◆ **Work to complete**
Omit any picture, and return the remaining data exactly as written.

◆ **Data section**
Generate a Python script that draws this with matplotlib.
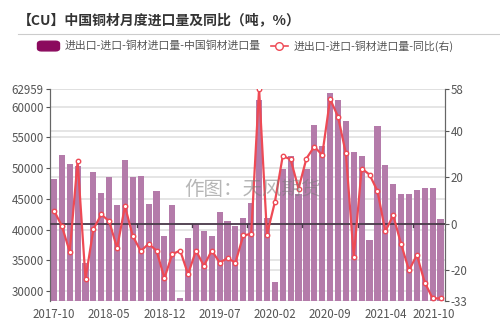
import matplotlib
matplotlib.use("Agg")
import matplotlib.pyplot as plt
from matplotlib.patches import FancyBboxPatch
from matplotlib.transforms import ScaledTranslation
import numpy as np

plt.rcParams['font.family'] = ['Noto Sans CJK SC', 'DejaVu Sans']

# monthly copper product imports (tons), 2017-10 .. 2021-10
imports = [48180, 52190, 50720, 50350, 34500, 49420, 46000, 48600, 44000, 51330,
           48500, 48720, 44110, 46230, 38950, 43950, 28810, 38680, 40860, 39820,
           39000, 42810, 41400, 40630, 41930, 44280, 61090, 41930, 31510, 49810,
           51980, 45790, 49810, 57020, 53600, 62280, 61090, 57620, 52630, 51980,
           38300, 56860, 50510, 47420, 45740, 45850, 46440, 46820, 46820, 41720]
# year-on-year change (%)
yoy = [5.7, -0.9, -12.0, 27.0, -23.7, -2.3, 4.0, 1.1, -10.4, 7.5,
       -5.3, -11.7, -8.6, -11.5, -23.3, -13.0, -11.5, -21.6, -11.5, -18.0,
       -11.5, -16.6, -14.8, -16.6, -5.0, -4.3, 58.0, -4.6, 9.3, 29.1,
       27.6, 15.1, 28.0, 33.1, 29.5, 53.5, 46.0, 30.2, -14.1, 23.7,
       21.1, 14.1, -3.2, 3.6, -8.7, -19.9, -13.4, -25.2, -32.0, -32.0]

tick_idx = [0, 7, 14, 21, 28, 35, 42, 49]
tick_labels = ['2017-10', '2018-05', '2018-12', '2019-07',
               '2020-02', '2020-09', '2021-04', '2021-10']
left_ticks = [30000, 35000, 40000, 45000, 50000, 55000, 60000, 62959]
right_ticks = [-33, -20, 0, 20, 40, 58]

left_lim = (28420, 62959)
right_lim = (-33, 58)

bar_color = '#B47BAA'
legend_color = '#8B0A5E'
line_color = '#EE4A55'
text_color = '#555555'
grid_color = '#E0E0E0'

fig = plt.figure(figsize=(5.0, 3.22), dpi=100)
ax = fig.add_axes([0.10, 0.066, 0.789, 0.659])
ax2 = ax.twinx()

x = np.arange(len(imports))

# grid lines of both axes, kept behind the bars
for v in left_ticks:
    ax.axhline(v, color=grid_color, lw=1.2, zorder=0)
for v in right_ticks:
    # map right-axis value onto left-axis scale
    frac = (v - right_lim[0]) / (right_lim[1] - right_lim[0])
    ax.axhline(left_lim[0] + frac * (left_lim[1] - left_lim[0]),
               color=grid_color, lw=1.2, zorder=0)

ax.bar(x, imports, width=0.78, color=bar_color, zorder=2)
ax.set_ylim(*left_lim)
ax.set_xlim(-0.5, len(imports) - 0.5)
ax.set_yticks(left_ticks)
ax.set_yticklabels([str(v) for v in left_ticks])

ax2.axhline(0, color='#4a3a4a', lw=1.3, zorder=3)
# small ticks on the zero line
for b in [10.5, 17.5, 24.5, 31.5, 38.5, 45.5]:
    ax2.plot([b, b], [0, -1.3], color='#4a3a4a', lw=1, zorder=3)
ax2.plot(x, yoy, color=line_color, lw=1.6, marker='o', ms=3.2,
         mfc='white', mec=line_color, mew=1, zorder=4)
ax2.set_ylim(*right_lim)
ax2.set_yticks(right_ticks)
ax2.set_yticklabels([str(v) for v in right_ticks])
ax.set_zorder(ax2.get_zorder() - 1)
ax.patch.set_visible(False)

ax.set_xticks(tick_idx)
ax.set_xticklabels(tick_labels)
ax.tick_params(axis='x', length=0, pad=5, labelsize=8.3, colors=text_color)
ax.tick_params(axis='y', length=3, pad=1.5, labelsize=8.3, colors=text_color)
ax2.tick_params(axis='y', length=3, pad=1.5, labelsize=8.3, colors=text_color)

# nudge the last date label left so it clears the -33 label
last = ax.get_xticklabels()[-1]
last.set_transform(last.get_transform() + ScaledTranslation(-5 / 72, 0, fig.dpi_scale_trans))

for a in (ax, ax2):
    a.spines['top'].set_visible(False)
    a.spines['bottom'].set_visible(False)
    a.spines['left'].set_color('#666666')
    a.spines['right'].set_color('#666666')

# watermark
fig.text(0.505, 0.41, '作图：天风期货', fontsize=14, color='#7a7a7a',
         alpha=0.55, ha='center', va='center', zorder=10)

# title and separator
fig.text(0.035, 0.938, '【CU】中国铜材月度进口量及同比（吨，%）', fontsize=10,
         fontweight='bold', color='#333333', va='center')
fig.add_artist(plt.Line2D([0.035, 1.0], [0.895, 0.895], color='#cccccc', lw=0.8))

# legend
fig.add_artist(FancyBboxPatch((0.075, 0.842), 0.044, 0.03,
                              boxstyle='round,pad=0,rounding_size=0.008',
                              transform=fig.transFigure, color=legend_color))
fig.text(0.130, 0.857, '进出口-进口-铜材进口量-中国铜材进口量', fontsize=7.8,
         color=text_color, va='center')
fig.add_artist(plt.Line2D([0.541, 0.576], [0.857, 0.857], color=line_color, lw=1.2))
fig.add_artist(plt.Line2D([0.5585], [0.857], marker='o', ms=5.5, mfc='white',
                          mec=line_color, mew=1, color=line_color))
fig.text(0.588, 0.857, '进出口-进口-铜材进口量-同比(右)', fontsize=7.8,
         color=text_color, va='center')

fig.savefig('out.png', dpi=100)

◆ **Answer for this exercise**
Generate a Python script that draws this with matplotlib.
import matplotlib
matplotlib.use("Agg")
import matplotlib.pyplot as plt
from matplotlib.patches import FancyBboxPatch
from matplotlib.transforms import ScaledTranslation
import numpy as np

plt.rcParams['font.family'] = ['Noto Sans CJK SC', 'DejaVu Sans']

# monthly copper product imports (tons), 2017-10 .. 2021-10
imports = [48180, 52190, 50720, 50350, 34500, 49420, 46000, 48600, 44000, 51330,
           48500, 48720, 44110, 46230, 38950, 43950, 28810, 38680, 40860, 39820,
           39000, 42810, 41400, 40630, 41930, 44280, 61090, 41930, 31510, 49810,
           51980, 45790, 49810, 57020, 53600, 62280, 61090, 57620, 52630, 51980,
           38300, 56860, 50510, 47420, 45740, 45850, 46440, 46820, 46820, 41720]
# year-on-year change (%)
yoy = [5.7, -0.9, -12.0, 27.0, -23.7, -2.3, 4.0, 1.1, -10.4, 7.5,
       -5.3, -11.7, -8.6, -11.5, -23.3, -13.0, -11.5, -21.6, -11.5, -18.0,
       -11.5, -16.6, -14.8, -16.6, -5.0, -4.3, 58.0, -4.6, 9.3, 29.1,
       27.6, 15.1, 28.0, 33.1, 29.5, 53.5, 46.0, 30.2, -14.1, 23.7,
       21.1, 14.1, -3.2, 3.6, -8.7, -19.9, -13.4, -25.2, -32.0, -32.0]

tick_idx = [0, 7, 14, 21, 28, 35, 42, 49]
tick_labels = ['2017-10', '2018-05', '2018-12', '2019-07',
               '2020-02', '2020-09', '2021-04', '2021-10']
left_ticks = [30000, 35000, 40000, 45000, 50000, 55000, 60000, 62959]
right_ticks = [-33, -20, 0, 20, 40, 58]

left_lim = (28420, 62959)
right_lim = (-33, 58)

bar_color = '#B47BAA'
legend_color = '#8B0A5E'
line_color = '#EE4A55'
text_color = '#555555'
grid_color = '#E0E0E0'

fig = plt.figure(figsize=(5.0, 3.22), dpi=100)
ax = fig.add_axes([0.10, 0.066, 0.789, 0.659])
ax2 = ax.twinx()

x = np.arange(len(imports))

# grid lines of both axes, kept behind the bars
for v in left_ticks:
    ax.axhline(v, color=grid_color, lw=1.2, zorder=0)
for v in right_ticks:
    # map right-axis value onto left-axis scale
    frac = (v - right_lim[0]) / (right_lim[1] - right_lim[0])
    ax.axhline(left_lim[0] + frac * (left_lim[1] - left_lim[0]),
               color=grid_color, lw=1.2, zorder=0)

ax.bar(x, imports, width=0.78, color=bar_color, zorder=2)
ax.set_ylim(*left_lim)
ax.set_xlim(-0.5, len(imports) - 0.5)
ax.set_yticks(left_ticks)
ax.set_yticklabels([str(v) for v in left_ticks])

ax2.axhline(0, color='#4a3a4a', lw=1.3, zorder=3)
# small ticks on the zero line
for b in [10.5, 17.5, 24.5, 31.5, 38.5, 45.5]:
    ax2.plot([b, b], [0, -1.3], color='#4a3a4a', lw=1, zorder=3)
ax2.plot(x, yoy, color=line_color, lw=1.6, marker='o', ms=3.2,
         mfc='white', mec=line_color, mew=1, zorder=4)
ax2.set_ylim(*right_lim)
ax2.set_yticks(right_ticks)
ax2.set_yticklabels([str(v) for v in right_ticks])
ax.set_zorder(ax2.get_zorder() - 1)
ax.patch.set_visible(False)

ax.set_xticks(tick_idx)
ax.set_xticklabels(tick_labels)
ax.tick_params(axis='x', length=0, pad=5, labelsize=8.3, colors=text_color)
ax.tick_params(axis='y', length=3, pad=1.5, labelsize=8.3, colors=text_color)
ax2.tick_params(axis='y', length=3, pad=1.5, labelsize=8.3, colors=text_color)

# nudge the last date label left so it clears the -33 label
last = ax.get_xticklabels()[-1]
last.set_transform(last.get_transform() + ScaledTranslation(-5 / 72, 0, fig.dpi_scale_trans))

for a in (ax, ax2):
    a.spines['top'].set_visible(False)
    a.spines['bottom'].set_visible(False)
    a.spines['left'].set_color('#666666')
    a.spines['right'].set_color('#666666')

# watermark
fig.text(0.505, 0.41, '作图：天风期货', fontsize=14, color='#7a7a7a',
         alpha=0.55, ha='center', va='center', zorder=10)

# title and separator
fig.text(0.035, 0.938, '【CU】中国铜材月度进口量及同比（吨，%）', fontsize=10,
         fontweight='bold', color='#333333', va='center')
fig.add_artist(plt.Line2D([0.035, 1.0], [0.895, 0.895], color='#cccccc', lw=0.8))

# legend
fig.add_artist(FancyBboxPatch((0.075, 0.842), 0.044, 0.03,
                              boxstyle='round,pad=0,rounding_size=0.008',
                              transform=fig.transFigure, color=legend_color))
fig.text(0.130, 0.857, '进出口-进口-铜材进口量-中国铜材进口量', fontsize=7.8,
         color=text_color, va='center')
fig.add_artist(plt.Line2D([0.541, 0.576], [0.857, 0.857], color=line_color, lw=1.2))
fig.add_artist(plt.Line2D([0.5585], [0.857], marker='o', ms=5.5, mfc='white',
                          mec=line_color, mew=1, color=line_color))
fig.text(0.588, 0.857, '进出口-进口-铜材进口量-同比(右)', fontsize=7.8,
         color=text_color, va='center')

fig.savefig('out.png', dpi=100)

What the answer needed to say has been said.